Exogenous input autoregressive model optimization based on mixed variables for offline prediction CNC Swiss lathes thermal errors

Abstract

Abstract Accurate prediction models of thermal errors are very useful for improving the machining accuracy of machine tools; it is also the core of thermal error compensation technology. Often, it is preferable to predict thermal deformation using the exogenous input autoregressive model, as opposed to computational inaccuracy and non-robustness existing in the static model. However, the autoregressive model needs to measure the thermal error online, which can be intrusive to the production process and reduce production efficiency. Previously, applying models to solving the engineering problem of machine thermal errors requires balancing accuracy and productivity. To simultaneously ensure prediction accuracy, robustness and productivity, this paper presents a new exogenous input autoregressive modeling approach based on mixed variables (MV-ARX) in CNC Swiss lathes.

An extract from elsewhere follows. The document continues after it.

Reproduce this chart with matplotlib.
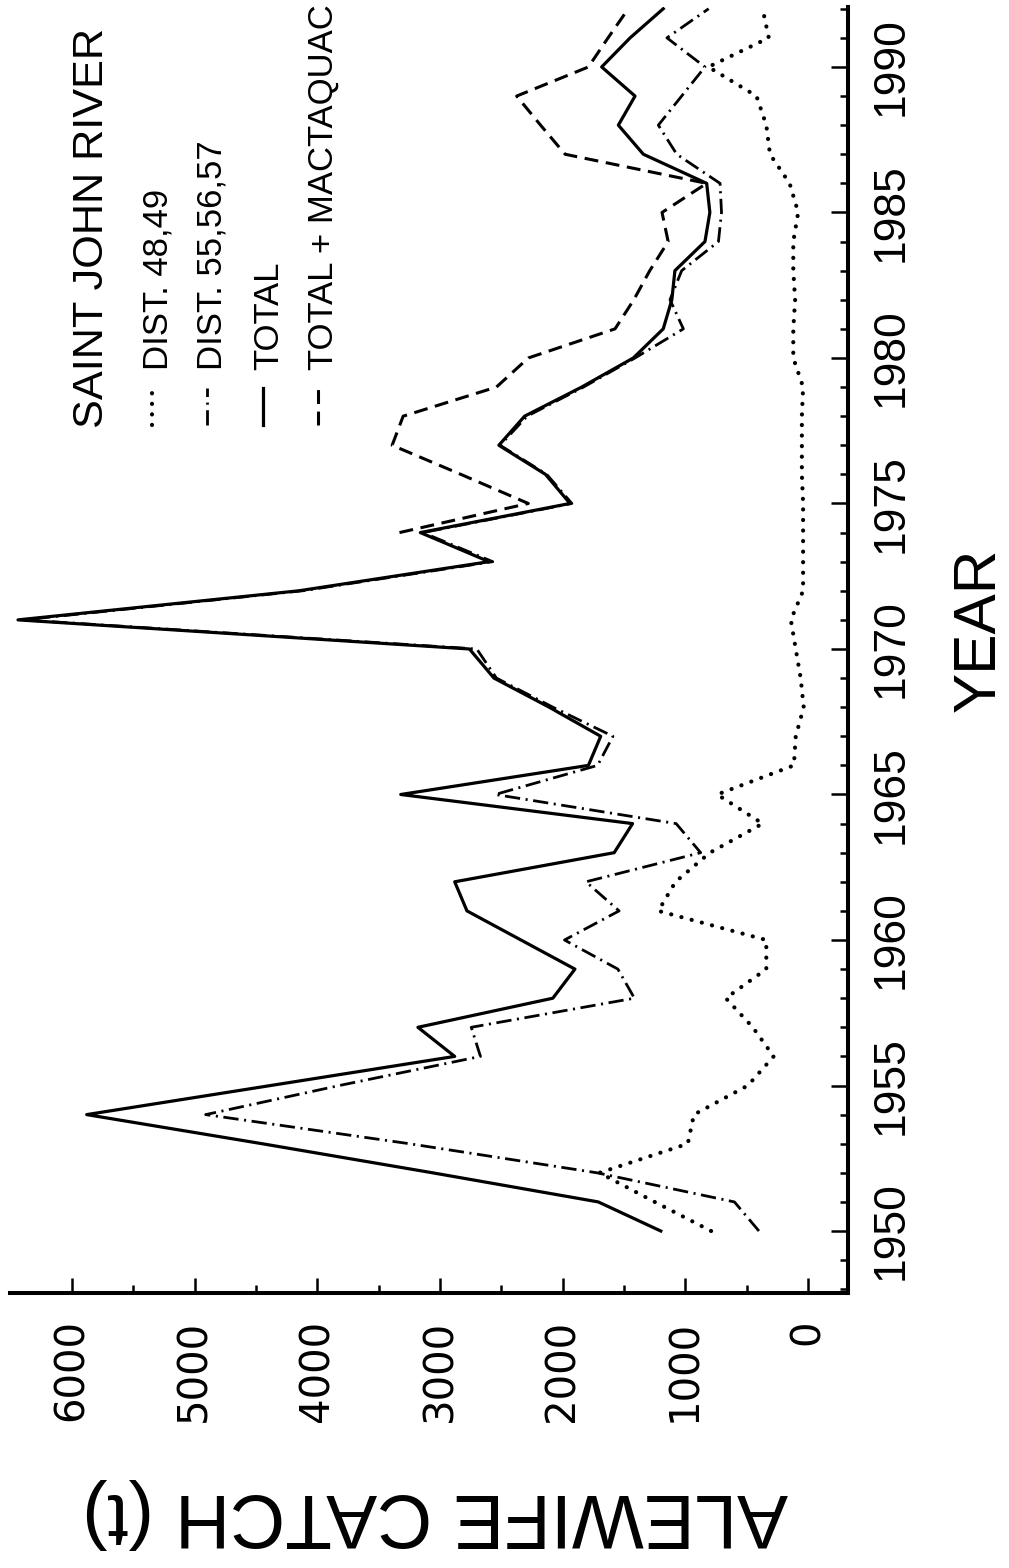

In addition, offline prediction is achieved by replacing online measurements with estimates of thermal errors. The effects of factors on thermal error, such as ambient temperature and spindle speed, are analyzed through thermal characteristic experiments. The K-means clustering method was used to select the thermal critical point, and the exogenous input autoregressive prediction model was optimized by combining the selected temperature variables with the spindle speed to improve the accuracy and robustness of offline prediction. The effectiveness of the proposed model is verified by comparing it with conventional models based on temperature-variable autoregression (TV-ARX) and multiple linear regression (MLR).